The European Financial Stability Facility (EFSF) today sold €1.5 billion of securities a day after the bailout fund lost its top credit rating
The successful auction comes hours after the head of the fund Klaus Regling said Standard & Poor's downgrade would have little impact on operations and expressed confidence that investors around the world will keep buying its bonds.
"As long as it is only one rating agency there is no need to do anything really," Mr Regling told reporters during a trip to Singapore to meet investors. "You had the same situation when S&P downgraded the US. The others did not follow. There was no market impact."
S&P yesterday cut its credit rating of the EFSF by one notch to AA+, three days after it cut the ratings of France and Austria by the same margin. The other two major ratings agencies, Fitch and Moody's, have not downgraded the EFSF and still rate France as AAA.
The EFSF successfully sold €1.5 billion of new six months bills in an auction earlier today which drew total bids worth €4.66 billion.
The Japanese government bought €120 million of the bills, its finance ministry confirmed.
Germany's Bundesbank, whose systems were used to conduct the sale, said the weighted average yield was 0.2664 per cent.
The yield on the EFSF bond due in 2016 rose seven basis points to 2.14 per cent following today's auction.
Mr Regling said he met investors in Thailand and Singapore on this trip and planned to go to Japan soon. He said it was "no big secret" which investors he met, although he declined to identify any of them when pressed on whether Singapore's large sovereign wealth funds were on his agenda.
"I don't go at the last minute when I need the money," Mr Regling said, adding that his aim was to keep in constant contact with potential investors to ensure that bond sales continue to go smoothly.
He said the EFSF has had no difficulty finding buyers, although Asian investors were somewhat more reticent in the most recent offering, earlier in January. Asian investors took up about 25 per cent of that issuance, down from about 40 per cent in previous rounds, Mr Regling said.
"We have to see whether it was an outlier or a new trend," he said, referring to the slackening demand from Asia.
Asia accounts for the overwhelming majority of the world's foreign exchange reserves, so it is important for the EFSF to continue to draw strong demand from the region.
He expressed confidence that the European Stability Mechanism, which is designed to replace the temporary EFSF, would be operational in July despite disagreements over some of the finer points.
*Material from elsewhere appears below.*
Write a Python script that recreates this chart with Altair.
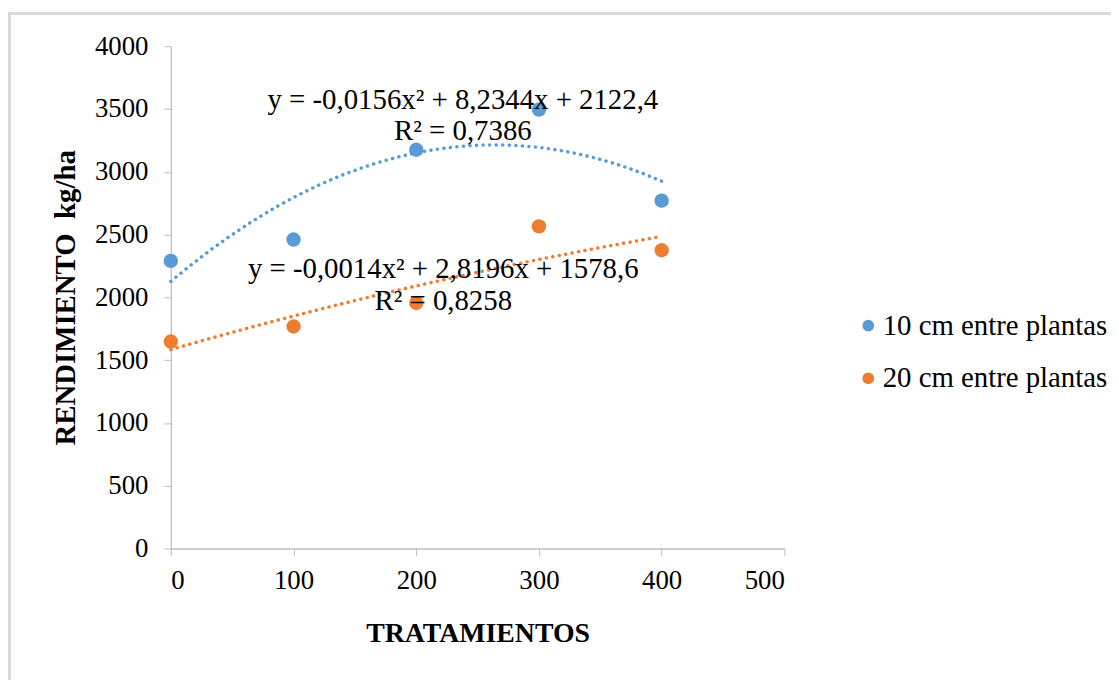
import altair as alt
import pandas as pd

# ---- data ----
tratamientos = [0, 100, 200, 300, 400]
serie_10cm = [2290, 2460, 3175, 3495, 2770]
serie_20cm = [1648, 1768, 1955, 2565, 2375]
series_names = ["10 cm entre plantas", "20 cm entre plantas"]
series_colors = ["#5B9BD5", "#ED7D31"]

eq_text = ["y = -0,0156x² + 8,2344x + 2122,4", "R² = 0,7386",
           "y = -0,0014x² + 2,8196x + 1578,6", "R² = 0,8258"]
eq_x = [238, 238, 222, 222]
eq_y = [3572, 3327, 2226, 1972]

x_ticks = [0, 100, 200, 300, 400, 500]
y_ticks = [0, 500, 1000, 1500, 2000, 2500, 3000, 3500, 4000]

rows = []
for name, vals in zip(series_names, [serie_10cm, serie_20cm]):
    for t, v in zip(tratamientos, vals):
        rows.append({"tratamiento": t, "rendimiento": v, "serie": name})
df = pd.DataFrame(rows)
df_eq = pd.DataFrame({"x": eq_x, "y": eq_y, "text": eq_text})

FONT = "Liberation Serif"
W, H = 618, 506

xs = alt.Scale(domain=[0, 500], nice=False)
ys = alt.Scale(domain=[0, 4000], nice=False)
cs = alt.Scale(domain=series_names, range=series_colors)

x_axis = alt.Axis(values=x_ticks, title="TRATAMIENTOS", grid=False, format="d",
                  labelFontSize=27, labelFont=FONT, labelColor="black",
                  labelPadding=12, tickSize=7, tickColor="#bfbfbf",
                  domainColor="#bfbfbf", domainWidth=1.3,
                  titleFont=FONT, titleFontSize=28, titleFontWeight="bold",
                  titleColor="black", titlePadding=27)
y_axis = alt.Axis(values=y_ticks, title="RENDIMIENTO\u00a0\u00a0kg/ha", grid=False, format="d",
                  labelFontSize=27, labelFont=FONT, labelColor="black",
                  labelPadding=16, tickSize=7, tickColor="#bfbfbf",
                  domainColor="#bfbfbf", domainWidth=1.3,
                  titleFont=FONT, titleFontSize=29, titleFontWeight="bold",
                  titleColor="black", titlePadding=14)

base = alt.Chart(df)

border = alt.Chart(df).mark_rect(fill=None, stroke="#d9d9d9", strokeWidth=3, clip=False).encode(
    x=alt.value(-162.5), x2=alt.value(W + 400), y=alt.value(-33), y2=alt.value(H + 300)
)

lines = base.transform_regression(
    "tratamiento", "rendimiento", method="poly", order=2, groupby=["serie"], extent=[0, 400]
).mark_line(strokeDash=[0.1, 6.5], strokeWidth=3.5, strokeCap="round").encode(
    x=alt.X("tratamiento:Q", scale=xs, axis=x_axis),
    y=alt.Y("rendimiento:Q", scale=ys, axis=y_axis),
    stroke=alt.Stroke("serie:N", scale=cs, legend=None),
)

points = base.mark_circle(size=210, opacity=1).encode(
    x=alt.X("tratamiento:Q", scale=xs),
    y=alt.Y("rendimiento:Q", scale=ys),
    color=alt.Color("serie:N", scale=cs, legend=alt.Legend(
        title=None, orient="none", legendX=688, legendY=267,
        labelFont=FONT, labelFontSize=29, labelColor="black", labelLimit=0,
        symbolType="circle", symbolSize=140, symbolStrokeWidth=0,
        labelOffset=0, rowPadding=23)),
)

texts = alt.Chart(df_eq).mark_text(font=FONT, fontSize=29, color="black").encode(
    x=alt.X("x:Q", scale=xs), y=alt.Y("y:Q", scale=ys), text="text:N"
)

chart = alt.layer(border, lines, points, texts).properties(
    width=W, height=H,
    autosize=alt.AutoSizeParams(type="none"),
    padding={"left": 164, "top": 36, "right": 329, "bottom": 130},
).resolve_scale(color="independent", stroke="independent").configure_view(stroke=None)

chart.save("out.html", embed_options={"renderer": "svg", "actions": False})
All 17 euro zone members must approve the ESM.
"The probability that everything will be in place by July is very high," Mr Regling said.
The EFSF was set up by the 17 euro zone governments in May 2010 and has so far been used to provide emergency loans to Ireland and Portugal. It is also expected to contribute to a second bailout of Greece.
The fund has an effective lending capacity of €440 billion, which depends on guarantees, mainly from the euro zone's AAA countries, only four of which now remain: Germany, Luxembourg, Finland and the Netherlands.
Mr Regling said repeatedly that investors were underestimating both the euro zone's growth prospects and the firepower amassed among the various rescue programmes in place or in progress. He dismissed the possibility of a euro zone breakup.
"No country will be forced to leave the euro area," he said. "We are family, and no family member is forced out as a policy objective."